I started teaching Cisco Platz last night and he picked it up right away!!!!  I just LOVE working with a quick learner, makes life so much easier. :rofl: Love my boy!


----------



## Courtney (Feb 12, 2010)

Good boy Cisco!!


----------



## ThorDog (Feb 12, 2010)

good job! We worked with Kip last night too and he picked up "leave it" like it was nothing - I love smart GSDs!!!!


----------



## kidkhmer (Jul 14, 2010)

ThorDog said:


> good job! We worked with Kip last night too and he picked up "leave it" like it was nothing - I love smart GSDs!!!!


LEAVE IT !

:hug: Lets all have a group GSD owner hug shall we !! :hug:


----------



## KZoppa (Aug 14, 2010)

OMG i love smart GSDs too!!! Shasta is 4 months old, learned sit, stay, and heel all in the span of an hour! i was so excited!!!!!!! Smart dogs rock!!!! go Cisco!!!!!


----------



## kidkhmer (Jul 14, 2010)

Quick ?? from this newbie ;

Is there any such thing as a.....ahem....."not so smart" GSD ?


----------



## KZoppa (Aug 14, 2010)

kidkhmer said:


> Quick ?? from this newbie ;
> 
> Is there any such thing as a.....ahem....."not so smart" GSD ?


 

actually i'm disappointed to say i have met a couple very stupid GSDs. One was mentally incapable of learning due to some defect (friends dog, dont know what the defect was) and the other had been knocked upside his head so many times there was brain damage. I currently have a slightly slower than normal GSD but she does learn!!! She tries so hard to learn. And then i have Shasta who of my dogs is so far proving the most intelligent its scary!


----------



## codmaster (Aug 5, 2009)

kidkhmer said:


> Quick ?? from this newbie ;
> 
> Is there any such thing as a.....ahem....."not so smart" GSD ?

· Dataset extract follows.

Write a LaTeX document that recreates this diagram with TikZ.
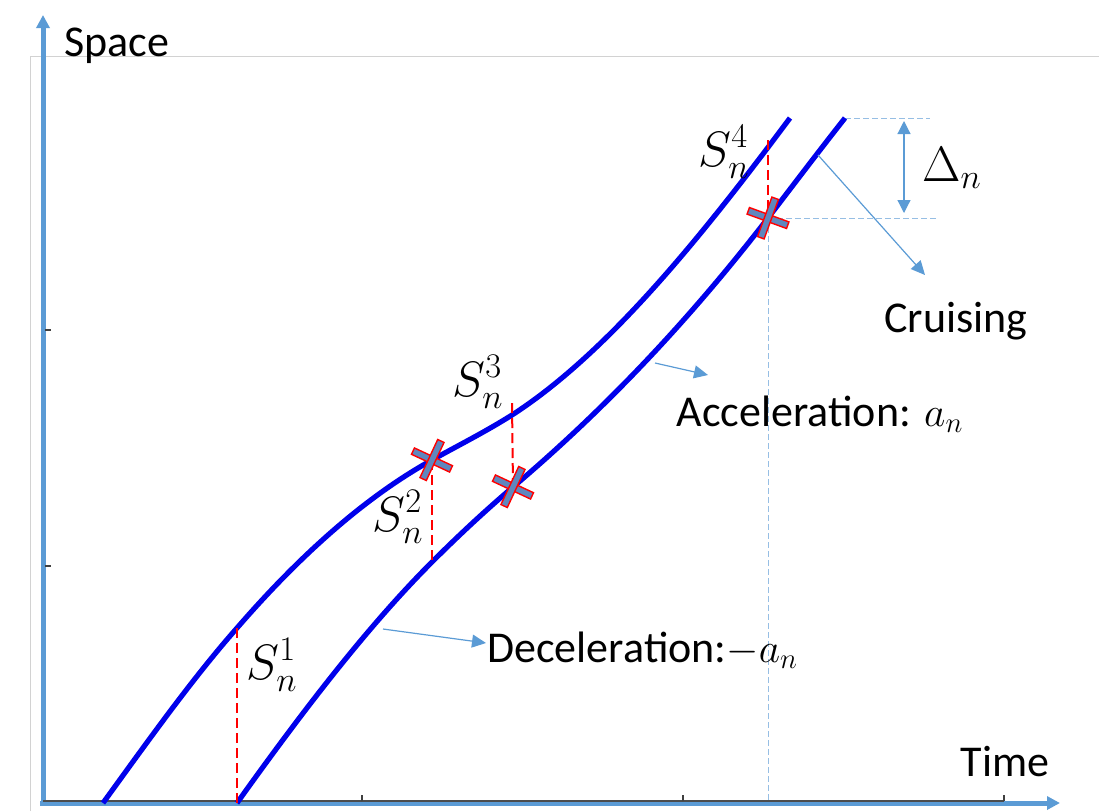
\documentclass[tikz,border=0pt]{standalone}
\usepackage{fontspec}
\setmainfont{Carlito}
\usetikzlibrary{arrows.meta}
\definecolor{axisblue}{RGB}{91,155,213}
\definecolor{curveblue}{RGB}{0,0,235}
\definecolor{markfill}{RGB}{95,135,190}
\definecolor{guideblue}{RGB}{150,190,228}
\begin{document}
\begin{tikzpicture}[x=0.5pt,y=-0.5pt,
  axis/.style={axisblue,line width=2.5pt,-{Triangle[length=6.5pt,width=6.5pt]}},
  curve/.style={curveblue,line width=2.6pt},
  sdash/.style={red,line width=1pt,dash pattern=on 5pt off 2.5pt},
  guide/.style={guideblue,line width=0.5pt,dash pattern=on 3pt off 1.5pt},
  note/.style={axisblue,line width=0.6pt,-{Triangle[length=7pt,width=6.5pt]}},
  lbl/.style={font=\fontsize{22}{26}\selectfont},
  mlbl/.style={font=\fontsize{25}{29}\selectfont},
  crossmark/.pic={\foreach \r in {0,90}
    \filldraw[fill=markfill,draw=red,line width=0.7pt,rotate=\r] (-21,-3.5) rectangle (21,3.5);}]
\useasboundingbox (0,0) rectangle (1099,811);
% frame and axes
\draw[gray!35,line width=0.5pt] (30,811)--(30,56)--(1099,56);
\draw[axis] (43,805)--(43,15);
\draw[axis] (40,803)--(1060,803);
\draw[black!70,line width=0.6pt] (43,801)--(1004,801);
\foreach \x in {362,683,1004} \draw[black!75,line width=1.2pt] (\x,801)--(\x,795);
\foreach \y in {330,566} \draw[black!75,line width=1.2pt] (45,\y)--(51,\y);
\node[lbl] (space) at (117,46) {Space};
\node[lbl] (time) at (1005,761) {Time};
% points on the trajectories
\coordinate (u0) at (103,803);
\coordinate (u1) at (237,628); \coordinate (b1) at (237,803);
\coordinate (u2) at (432,460); \coordinate (b2) at (432,562);
\coordinate (u3) at (512,415); \coordinate (b3) at (513,487);
\coordinate (u4) at (768,140); \coordinate (b4) at (768,218);
\coordinate (utop) at (790,118); \coordinate (btop) at (845,118);
% guides
\draw[guide] (btop)--(930,118);
\draw[guide] (b4)--(937,218);
\draw[guide] (b4)--(768,801);
\draw[axisblue,line width=0.6pt,{Triangle[length=6.5pt,width=6.5pt]}-{Triangle[length=6.5pt,width=6.5pt]}] (904,121)--(904,213);
\node[mlbl] (delta) at (952,168) {$\Delta_n$};
% trajectories
\draw[curve] (u0) .. controls (148,741) and (192,679) .. (u1)
  .. controls (302,553) and (367,496) .. (u2)
  .. controls (459,445) and (485,432) .. (u3)
  .. controls (605,355) and (697,243) .. (utop);
\draw[curve] (b1) .. controls (302,712) and (367,627) .. (b2)
  .. controls (459,535) and (486,510) .. (b3)
  .. controls (598,415) and (683,328) .. (b4)
  .. controls (794,184) and (819,151) .. (btop);
% gaps
\draw[sdash] (u1)--(b1);
\draw[sdash] (u2)--(b2);
\draw[sdash] (512,403)--(b3);
\draw[sdash] (u4)--(b4);
\pic[rotate=-25] at (u2) {crossmark};
\pic[rotate=-25] at (b3) {crossmark};
\pic[rotate=-20] at (b4) {crossmark};
\node[mlbl] (s1) at (272,665) {$S_n^1$};
\node[mlbl] (s2) at (398,517) {$S_n^2$};
\node[mlbl] (s3) at (478,382) {$S_n^3$};
\node[mlbl] (s4) at (724,152) {$S_n^4$};
% phase labels
\coordinate (cruiseA) at (818,155); \coordinate (cruiseB) at (925,275);
\coordinate (accA) at (655,363); \coordinate (accB) at (708,375);
\coordinate (decA) at (383,629); \coordinate (decB) at (486,643);
\draw[note] (cruiseA)--(cruiseB);
\draw[note] (accA)--(accB);
\draw[note] (decA)--(decB);
\node[lbl] (cruise) at (956,321) {Cruising};
\node[lbl] (acc) at (820,414) {Acceleration: $a_n$};
\node[lbl,anchor=west,inner sep=0pt] (dec) at (487,650) {Deceleration:$-a_n$};
\end{tikzpicture}
\end{document}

Probably but more often it is the not so good trainer!


----------



## ThorDog (Feb 12, 2010)

The problem is when your GSD is smarter than you...  and looks at you like, hey this stuff is easy, got anything challenging there for me... I know what mommy, why don't I train YOU!!!! :wild: LOL :wub:


----------



## GSDBESTK9 (Mar 26, 2002)

Having trained several GSDs now I can say they are all smart and learn things, but there are just some that learn super fast! Gala is definitely one of those and now Cisco. :wub:


----------



## kidkhmer (Jul 14, 2010)

I had basically taught Karma "outside" a little while back. Every now and then she would still use the dining room table as a defensive linesman ( is that the right term ? I am not American ? ) to try and block me shooing her out but only briefly.

I bought a bag of beef rib bones a few days ago and froze them and the first few times I would say "Let's get a bone" and walk her to the fridge and she would sit at the fridge while I fished one out. Initially I would then walk her outside and make her sit and then give her a bone - some of which she would start on straight away on her special mat on the front porch and some of which she would take to her "special secret squirrel" hiding place . 

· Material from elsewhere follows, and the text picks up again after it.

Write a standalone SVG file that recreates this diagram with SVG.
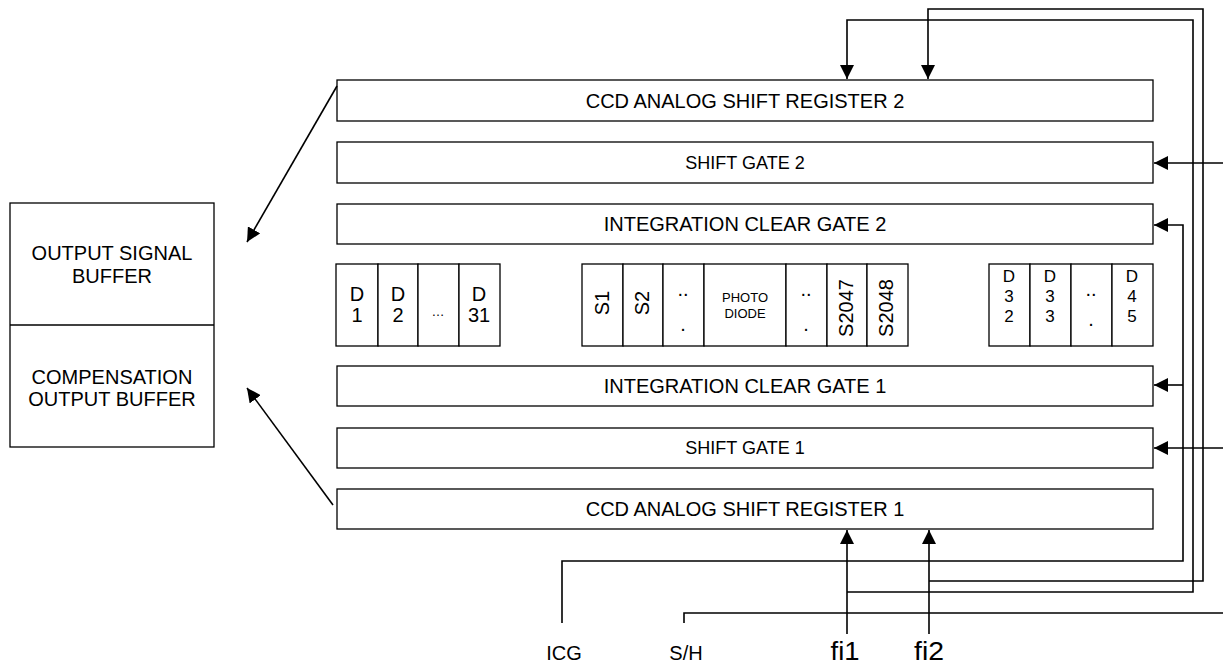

After the half dozen bones I then started giving Karma the bone in the kitchen at the fridge and saying " Take it* outside* /*outside *with it ". Again, initially she would either jump up in her favorite chair which is right near the front door or run around the dining room table but now...........

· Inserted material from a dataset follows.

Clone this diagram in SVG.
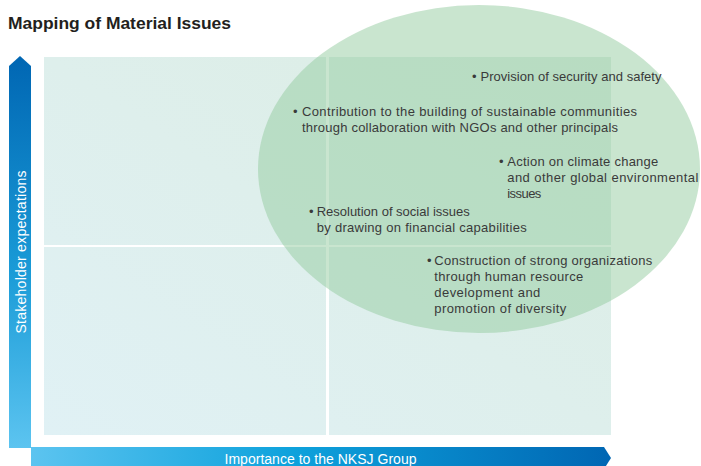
<svg xmlns="http://www.w3.org/2000/svg" width="701" height="466" viewBox="0 0 701 466">
  <defs>
    <linearGradient id="gV" x1="0" y1="0" x2="0" y2="1">
      <stop offset="0" stop-color="#0066b3"/>
      <stop offset="0.55" stop-color="#1a9bd7"/>
      <stop offset="1" stop-color="#5cc4f0"/>
    </linearGradient>
    <linearGradient id="gH" x1="0" y1="0" x2="1" y2="0">
      <stop offset="0" stop-color="#5cc4f0"/>
      <stop offset="0.45" stop-color="#0ea2dc"/>
      <stop offset="1" stop-color="#0066b3"/>
    </linearGradient>
    <linearGradient id="gBg" x1="0" y1="1" x2="1" y2="0">
      <stop offset="0" stop-color="#e0f1f5"/>
      <stop offset="1" stop-color="#dcede3"/>
    </linearGradient>
    <style>
      .t{font-family:"Liberation Sans",Arial,sans-serif;font-size:13px;fill:#3a3a3a}
      .ax{font-family:"Liberation Sans",Arial,sans-serif;font-size:14px;fill:#ffffff}
      .div{fill:#ffffff}
    </style>
  </defs>
  <rect width="701" height="466" fill="#ffffff"/>
  <text x="8" y="29" style="font-family:'Liberation Sans',Arial,sans-serif;font-size:16px;font-weight:bold;fill:#231f20" textLength="223" lengthAdjust="spacingAndGlyphs">Mapping of Material Issues</text>

  <g id="grid">
    <rect x="44" y="57" width="567" height="378" fill="url(#gBg)"/>
    <rect class="div" x="326" y="57" width="3" height="378"/>
    <rect class="div" x="44" y="245" width="567" height="2"/>
  </g>

  <g id="cluster">
    <ellipse cx="479" cy="169" rx="221" ry="164" fill="#93cba0" fill-opacity="0.5"/>
  </g>

  <g id="axes">
    <g id="axis-y">
      <polygon points="9,66 20,56 31,66 31,448 9,448" fill="url(#gV)"/>
      <text class="ax" transform="translate(26,252) rotate(-90)" text-anchor="middle" textLength="163" lengthAdjust="spacing">Stakeholder expectations</text>
    </g>
    <g id="axis-x">
      <polygon points="31,447 604,447 611,458 604,469 31,469" fill="url(#gH)"/>
      <text class="ax" x="224.5" y="464" textLength="192" lengthAdjust="spacing">Importance to the NKSJ Group</text>
    </g>
  </g>

  <g id="issue-security">
    <text class="t" x="472" y="81">•</text>
    <text class="t" x="480.5" y="81" textLength="181" lengthAdjust="spacing">Provision of security and safety</text>
  </g>
  <g id="issue-communities">
    <text class="t" x="293" y="116">•</text>
    <text class="t" x="302" y="116" textLength="335" lengthAdjust="spacing">Contribution to the building of sustainable communities</text>
    <text class="t" x="302" y="132" textLength="316" lengthAdjust="spacing">through collaboration with NGOs and other principals</text>
  </g>
  <g id="issue-climate">
    <text class="t" x="499" y="166">•</text>
    <text class="t" x="507.3" y="166" textLength="151" lengthAdjust="spacing">Action on climate change</text>
    <text class="t" x="507.3" y="182" textLength="191" lengthAdjust="spacing">and other global environmental</text>
    <text class="t" x="507.3" y="198" textLength="34" lengthAdjust="spacing">issues</text>
  </g>
  <g id="issue-social">
    <text class="t" x="309" y="216">•</text>
    <text class="t" x="316.7" y="216" textLength="153" lengthAdjust="spacing">Resolution of social issues</text>
    <text class="t" x="316.7" y="232" textLength="210" lengthAdjust="spacing">by drawing on financial capabilities</text>
  </g>
  <g id="issue-organizations">
    <text class="t" x="427" y="265">•</text>
    <text class="t" x="434.3" y="265" textLength="218" lengthAdjust="spacing">Construction of strong organizations</text>
    <text class="t" x="434.3" y="281" textLength="149" lengthAdjust="spacing">through human resource</text>
    <text class="t" x="434.3" y="297" textLength="106" lengthAdjust="spacing">development and</text>
    <text class="t" x="434.3" y="313" textLength="132" lengthAdjust="spacing">promotion of diversity</text>
  </g>
</svg>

_"Let's get a / want a* BONE* ?" _Karma goes straight to the fridge and sits and waits. I can take my time and she is still there and no whingeing or whining or carrying on. I have also started letting 2yr old Grace give her the bones and Karma is very gentle on the take. She reminds me alot of my Blue Heeler. Dexter used to be almost embarrassed to take a bone !

then.....

_"Outside with it"_ and she absolutely bounds out of the house and makes for her porch mat like a jump jet landing on a carrier !!! 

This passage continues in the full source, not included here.